YOUR INSTRUCTIONS: In the entries below, identify every line with the string "this" and copy it.

═════ SUPPLIED DATA ═════

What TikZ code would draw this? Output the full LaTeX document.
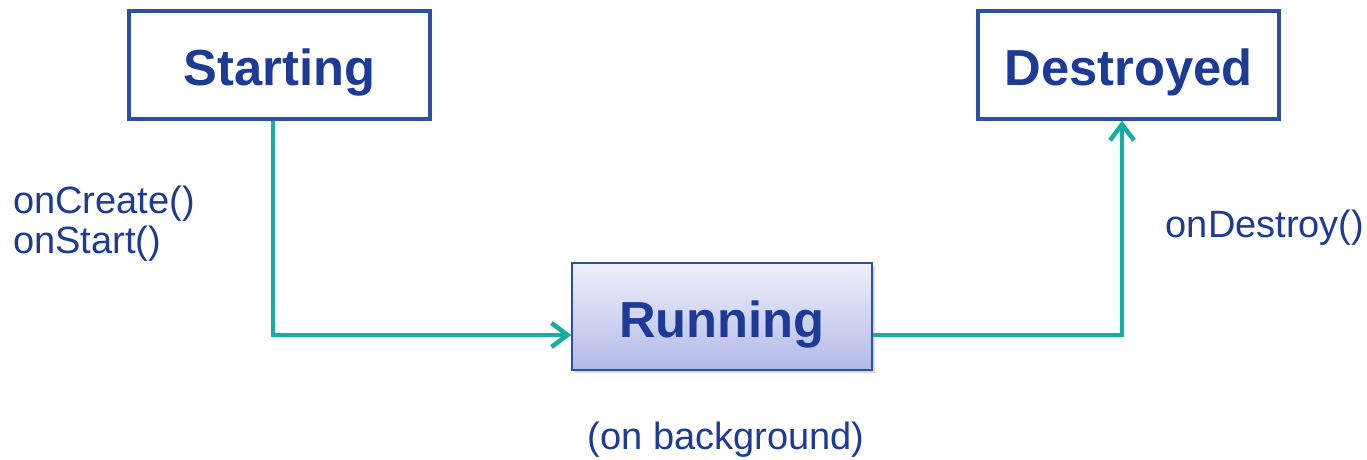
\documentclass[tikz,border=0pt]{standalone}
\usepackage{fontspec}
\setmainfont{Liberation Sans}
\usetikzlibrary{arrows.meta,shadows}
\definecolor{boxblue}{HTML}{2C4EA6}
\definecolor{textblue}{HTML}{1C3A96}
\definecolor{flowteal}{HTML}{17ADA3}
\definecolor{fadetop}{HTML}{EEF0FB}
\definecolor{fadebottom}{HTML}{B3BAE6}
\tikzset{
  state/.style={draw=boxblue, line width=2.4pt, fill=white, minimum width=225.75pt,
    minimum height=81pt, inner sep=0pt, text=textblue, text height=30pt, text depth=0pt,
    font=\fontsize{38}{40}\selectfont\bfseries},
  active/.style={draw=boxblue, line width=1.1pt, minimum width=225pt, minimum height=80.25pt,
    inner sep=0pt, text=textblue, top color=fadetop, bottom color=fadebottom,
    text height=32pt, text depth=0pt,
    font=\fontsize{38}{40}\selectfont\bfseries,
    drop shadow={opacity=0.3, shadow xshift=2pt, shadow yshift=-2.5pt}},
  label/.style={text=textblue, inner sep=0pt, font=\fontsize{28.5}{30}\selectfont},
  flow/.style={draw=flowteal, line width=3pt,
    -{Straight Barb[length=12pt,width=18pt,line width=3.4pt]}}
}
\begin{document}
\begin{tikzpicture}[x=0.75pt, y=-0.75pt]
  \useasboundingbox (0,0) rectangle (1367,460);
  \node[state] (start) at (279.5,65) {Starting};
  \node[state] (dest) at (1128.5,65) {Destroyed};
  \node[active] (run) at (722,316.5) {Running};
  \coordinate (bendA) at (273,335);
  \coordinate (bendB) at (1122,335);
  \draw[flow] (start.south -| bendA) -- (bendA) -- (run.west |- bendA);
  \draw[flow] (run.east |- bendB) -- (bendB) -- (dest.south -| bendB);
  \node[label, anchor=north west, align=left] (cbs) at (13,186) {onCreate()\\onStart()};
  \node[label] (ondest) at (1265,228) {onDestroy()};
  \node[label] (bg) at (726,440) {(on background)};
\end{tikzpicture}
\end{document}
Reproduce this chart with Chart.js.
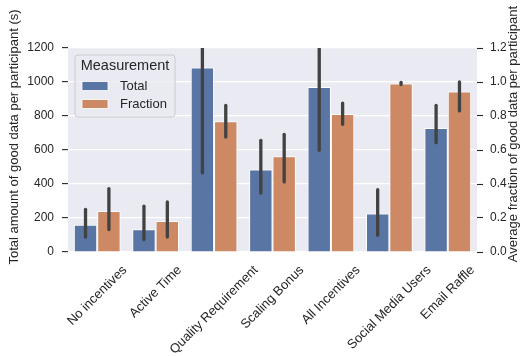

═════

RESPONSE TO THE TASK:
What TikZ code would draw this? Output the full LaTeX document.
Reproduce this chart with Chart.js.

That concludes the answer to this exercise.